### What the task asks
Copy exactly the lines from the line containing "Recreate this image" to the line containing "Roman', Tinos, 'Liberation", both lines included, and omit any pictures.

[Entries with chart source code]
——————————

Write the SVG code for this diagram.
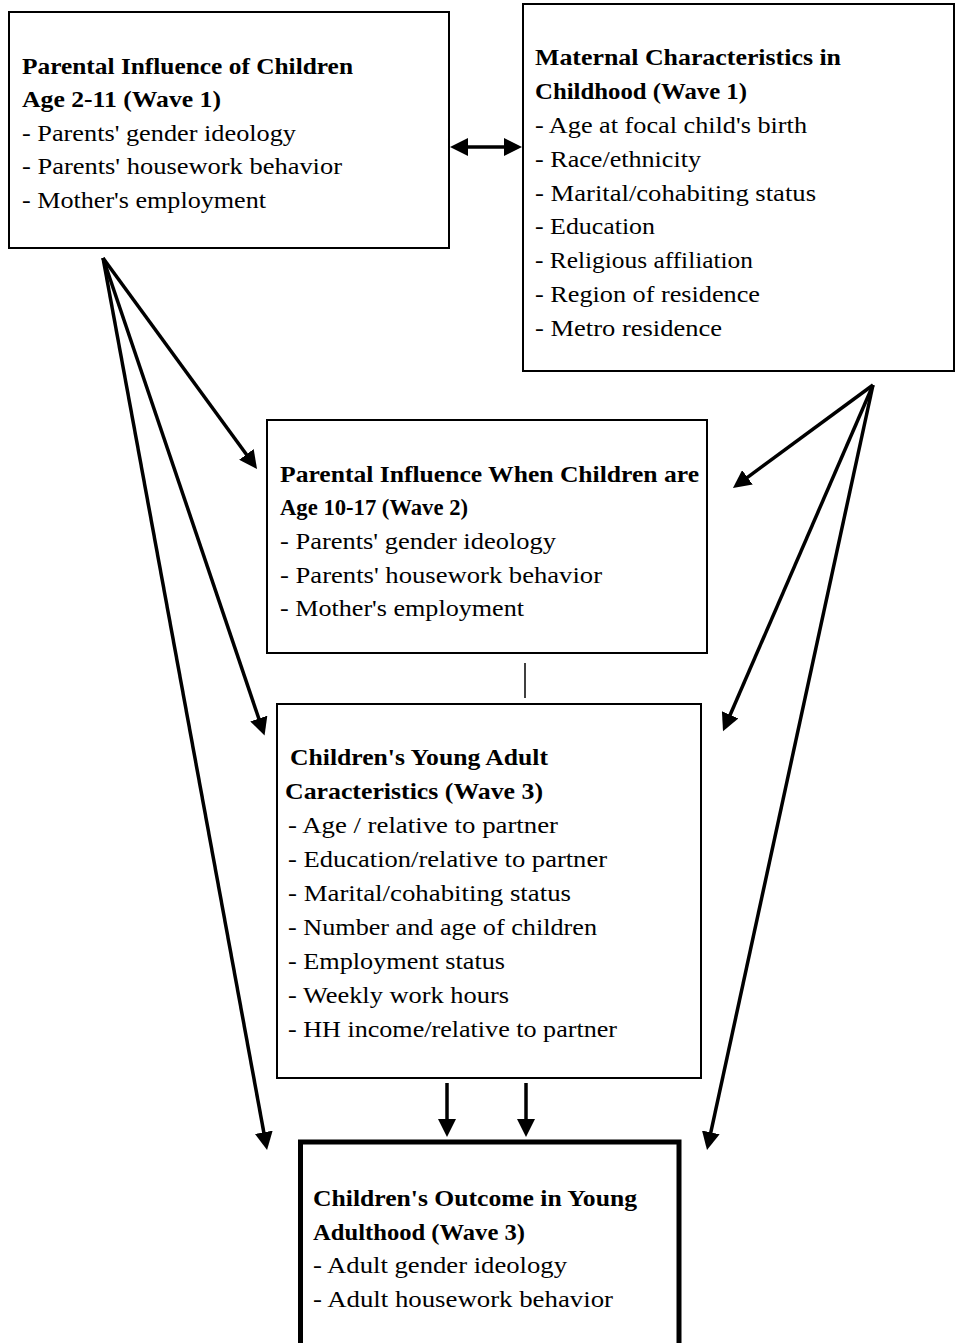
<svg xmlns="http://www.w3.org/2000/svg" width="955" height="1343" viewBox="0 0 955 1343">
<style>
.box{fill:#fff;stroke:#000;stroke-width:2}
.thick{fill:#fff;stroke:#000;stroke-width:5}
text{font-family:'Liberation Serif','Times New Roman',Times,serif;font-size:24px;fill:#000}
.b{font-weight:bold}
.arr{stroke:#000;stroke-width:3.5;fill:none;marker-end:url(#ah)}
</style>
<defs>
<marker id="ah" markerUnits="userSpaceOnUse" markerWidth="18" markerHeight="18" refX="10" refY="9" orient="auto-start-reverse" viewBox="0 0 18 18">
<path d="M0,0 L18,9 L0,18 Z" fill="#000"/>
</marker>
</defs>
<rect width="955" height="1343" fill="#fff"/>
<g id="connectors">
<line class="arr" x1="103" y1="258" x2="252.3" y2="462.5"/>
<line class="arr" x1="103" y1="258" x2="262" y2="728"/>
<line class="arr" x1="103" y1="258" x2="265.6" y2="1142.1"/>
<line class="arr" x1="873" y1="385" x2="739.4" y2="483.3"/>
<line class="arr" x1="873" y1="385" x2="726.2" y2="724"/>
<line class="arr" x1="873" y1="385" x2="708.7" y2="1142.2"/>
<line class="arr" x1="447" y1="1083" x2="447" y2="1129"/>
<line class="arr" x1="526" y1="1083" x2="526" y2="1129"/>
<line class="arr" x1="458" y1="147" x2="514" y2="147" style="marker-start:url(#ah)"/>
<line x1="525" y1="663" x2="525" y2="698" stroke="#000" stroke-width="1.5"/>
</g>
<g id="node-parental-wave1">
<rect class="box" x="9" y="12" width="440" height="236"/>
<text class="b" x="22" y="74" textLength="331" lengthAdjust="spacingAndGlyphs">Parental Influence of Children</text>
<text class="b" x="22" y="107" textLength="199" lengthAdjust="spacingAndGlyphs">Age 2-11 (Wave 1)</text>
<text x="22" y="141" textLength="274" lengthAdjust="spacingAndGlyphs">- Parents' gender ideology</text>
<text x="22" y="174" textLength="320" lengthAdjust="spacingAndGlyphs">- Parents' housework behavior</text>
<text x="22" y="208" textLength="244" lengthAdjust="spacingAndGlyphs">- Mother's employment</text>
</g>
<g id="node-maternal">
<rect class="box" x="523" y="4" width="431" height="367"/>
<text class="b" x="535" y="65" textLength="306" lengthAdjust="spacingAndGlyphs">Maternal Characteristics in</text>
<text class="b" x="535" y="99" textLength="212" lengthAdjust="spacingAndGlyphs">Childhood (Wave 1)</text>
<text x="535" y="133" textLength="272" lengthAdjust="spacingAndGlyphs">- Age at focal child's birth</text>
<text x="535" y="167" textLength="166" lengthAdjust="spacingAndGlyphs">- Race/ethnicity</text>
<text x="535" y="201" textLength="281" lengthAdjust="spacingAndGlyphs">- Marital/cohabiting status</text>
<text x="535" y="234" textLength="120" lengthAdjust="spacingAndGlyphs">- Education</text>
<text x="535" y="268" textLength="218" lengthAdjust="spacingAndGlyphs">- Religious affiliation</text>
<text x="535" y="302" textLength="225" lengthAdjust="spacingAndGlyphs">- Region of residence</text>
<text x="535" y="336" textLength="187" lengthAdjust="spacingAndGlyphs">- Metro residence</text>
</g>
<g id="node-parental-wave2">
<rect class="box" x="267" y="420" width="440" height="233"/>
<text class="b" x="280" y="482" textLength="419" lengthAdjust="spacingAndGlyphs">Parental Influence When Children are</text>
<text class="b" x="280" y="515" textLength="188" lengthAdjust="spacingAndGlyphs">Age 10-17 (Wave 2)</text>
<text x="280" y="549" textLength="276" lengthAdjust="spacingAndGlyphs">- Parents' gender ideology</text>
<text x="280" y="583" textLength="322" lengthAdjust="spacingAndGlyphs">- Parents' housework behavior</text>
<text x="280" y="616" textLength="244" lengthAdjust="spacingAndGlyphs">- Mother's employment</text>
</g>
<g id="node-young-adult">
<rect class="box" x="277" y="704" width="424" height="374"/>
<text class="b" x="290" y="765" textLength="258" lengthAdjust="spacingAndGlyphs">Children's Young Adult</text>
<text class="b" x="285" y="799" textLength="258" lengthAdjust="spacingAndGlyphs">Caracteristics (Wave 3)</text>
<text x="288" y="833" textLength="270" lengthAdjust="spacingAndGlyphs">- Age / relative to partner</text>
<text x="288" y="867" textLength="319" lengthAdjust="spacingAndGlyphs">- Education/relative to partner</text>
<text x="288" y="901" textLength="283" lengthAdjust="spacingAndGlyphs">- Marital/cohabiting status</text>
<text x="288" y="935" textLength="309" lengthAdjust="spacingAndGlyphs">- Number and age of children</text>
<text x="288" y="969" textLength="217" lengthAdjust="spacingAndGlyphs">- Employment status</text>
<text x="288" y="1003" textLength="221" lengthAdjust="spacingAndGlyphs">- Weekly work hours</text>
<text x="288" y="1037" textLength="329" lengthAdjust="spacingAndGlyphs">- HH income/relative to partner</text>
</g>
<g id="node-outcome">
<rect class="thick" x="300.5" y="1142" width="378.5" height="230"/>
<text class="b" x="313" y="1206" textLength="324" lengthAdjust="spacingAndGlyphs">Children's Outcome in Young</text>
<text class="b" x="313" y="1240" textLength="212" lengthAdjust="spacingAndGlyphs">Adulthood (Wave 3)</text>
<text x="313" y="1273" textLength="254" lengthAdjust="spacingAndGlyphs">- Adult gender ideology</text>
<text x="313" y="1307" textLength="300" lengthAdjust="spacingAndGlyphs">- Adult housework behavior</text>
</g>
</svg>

——————————

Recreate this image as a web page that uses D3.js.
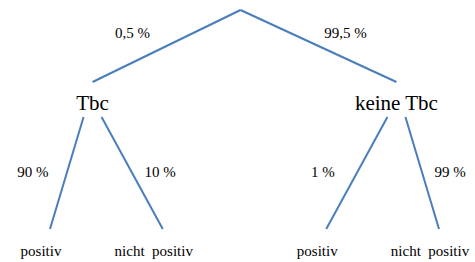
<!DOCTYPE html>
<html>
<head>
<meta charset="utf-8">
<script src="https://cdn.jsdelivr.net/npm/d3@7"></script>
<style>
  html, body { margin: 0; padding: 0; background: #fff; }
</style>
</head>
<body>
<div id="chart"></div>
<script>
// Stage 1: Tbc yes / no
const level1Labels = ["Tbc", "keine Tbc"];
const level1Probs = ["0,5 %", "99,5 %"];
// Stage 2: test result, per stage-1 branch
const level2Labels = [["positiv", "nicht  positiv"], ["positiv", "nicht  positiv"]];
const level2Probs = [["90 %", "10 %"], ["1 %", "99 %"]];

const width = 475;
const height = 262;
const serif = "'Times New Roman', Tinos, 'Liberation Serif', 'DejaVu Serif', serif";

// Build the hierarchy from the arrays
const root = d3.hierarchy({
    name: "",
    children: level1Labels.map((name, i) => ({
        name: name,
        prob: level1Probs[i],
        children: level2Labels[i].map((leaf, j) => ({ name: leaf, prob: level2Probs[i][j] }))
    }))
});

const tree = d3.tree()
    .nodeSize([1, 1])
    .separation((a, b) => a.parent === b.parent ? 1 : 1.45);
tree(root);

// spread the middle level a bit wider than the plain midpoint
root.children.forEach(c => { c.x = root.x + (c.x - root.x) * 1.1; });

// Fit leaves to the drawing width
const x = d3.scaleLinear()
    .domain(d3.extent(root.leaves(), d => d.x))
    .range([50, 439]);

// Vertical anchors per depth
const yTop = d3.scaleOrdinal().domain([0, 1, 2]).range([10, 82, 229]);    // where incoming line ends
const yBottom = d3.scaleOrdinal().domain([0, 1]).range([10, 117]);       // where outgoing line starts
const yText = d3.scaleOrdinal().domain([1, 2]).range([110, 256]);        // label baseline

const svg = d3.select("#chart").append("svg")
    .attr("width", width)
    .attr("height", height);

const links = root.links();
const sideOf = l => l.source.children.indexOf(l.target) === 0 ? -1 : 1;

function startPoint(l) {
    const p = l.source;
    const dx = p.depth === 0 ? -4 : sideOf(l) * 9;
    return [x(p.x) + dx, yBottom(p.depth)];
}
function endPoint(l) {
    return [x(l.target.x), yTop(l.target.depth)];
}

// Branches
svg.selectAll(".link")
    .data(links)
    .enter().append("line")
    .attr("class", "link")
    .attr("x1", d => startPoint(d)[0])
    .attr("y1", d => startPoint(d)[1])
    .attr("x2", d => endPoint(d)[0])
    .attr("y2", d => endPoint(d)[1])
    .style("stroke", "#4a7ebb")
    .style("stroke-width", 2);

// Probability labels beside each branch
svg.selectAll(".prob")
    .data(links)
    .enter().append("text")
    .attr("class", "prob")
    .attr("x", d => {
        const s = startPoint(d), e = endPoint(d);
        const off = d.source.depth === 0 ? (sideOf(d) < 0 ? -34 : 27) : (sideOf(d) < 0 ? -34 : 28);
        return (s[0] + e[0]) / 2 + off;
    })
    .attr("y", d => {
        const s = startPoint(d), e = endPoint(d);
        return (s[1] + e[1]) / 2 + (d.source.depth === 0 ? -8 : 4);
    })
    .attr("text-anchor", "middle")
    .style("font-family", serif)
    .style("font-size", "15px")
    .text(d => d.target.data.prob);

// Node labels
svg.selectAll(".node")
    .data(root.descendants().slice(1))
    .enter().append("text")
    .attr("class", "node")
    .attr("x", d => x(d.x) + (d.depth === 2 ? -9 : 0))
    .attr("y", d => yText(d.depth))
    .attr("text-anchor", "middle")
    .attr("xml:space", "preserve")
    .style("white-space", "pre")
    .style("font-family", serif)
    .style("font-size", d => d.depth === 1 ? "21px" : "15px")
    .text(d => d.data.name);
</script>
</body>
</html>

——————————

### Solution
Recreate this image as a web page that uses D3.js.
<!DOCTYPE html>
<html>
<head>
<meta charset="utf-8">
<script src="https://cdn.jsdelivr.net/npm/d3@7"></script>
<style>
  html, body { margin: 0; padding: 0; background: #fff; }
</style>
</head>
<body>
<div id="chart"></div>
<script>
// Stage 1: Tbc yes / no
const level1Labels = ["Tbc", "keine Tbc"];
const level1Probs = ["0,5 %", "99,5 %"];
// Stage 2: test result, per stage-1 branch
const level2Labels = [["positiv", "nicht  positiv"], ["positiv", "nicht  positiv"]];
const level2Probs = [["90 %", "10 %"], ["1 %", "99 %"]];

const width = 475;
const height = 262;
const serif = "'Times New Roman', Tinos, 'Liberation Serif', 'DejaVu Serif', serif";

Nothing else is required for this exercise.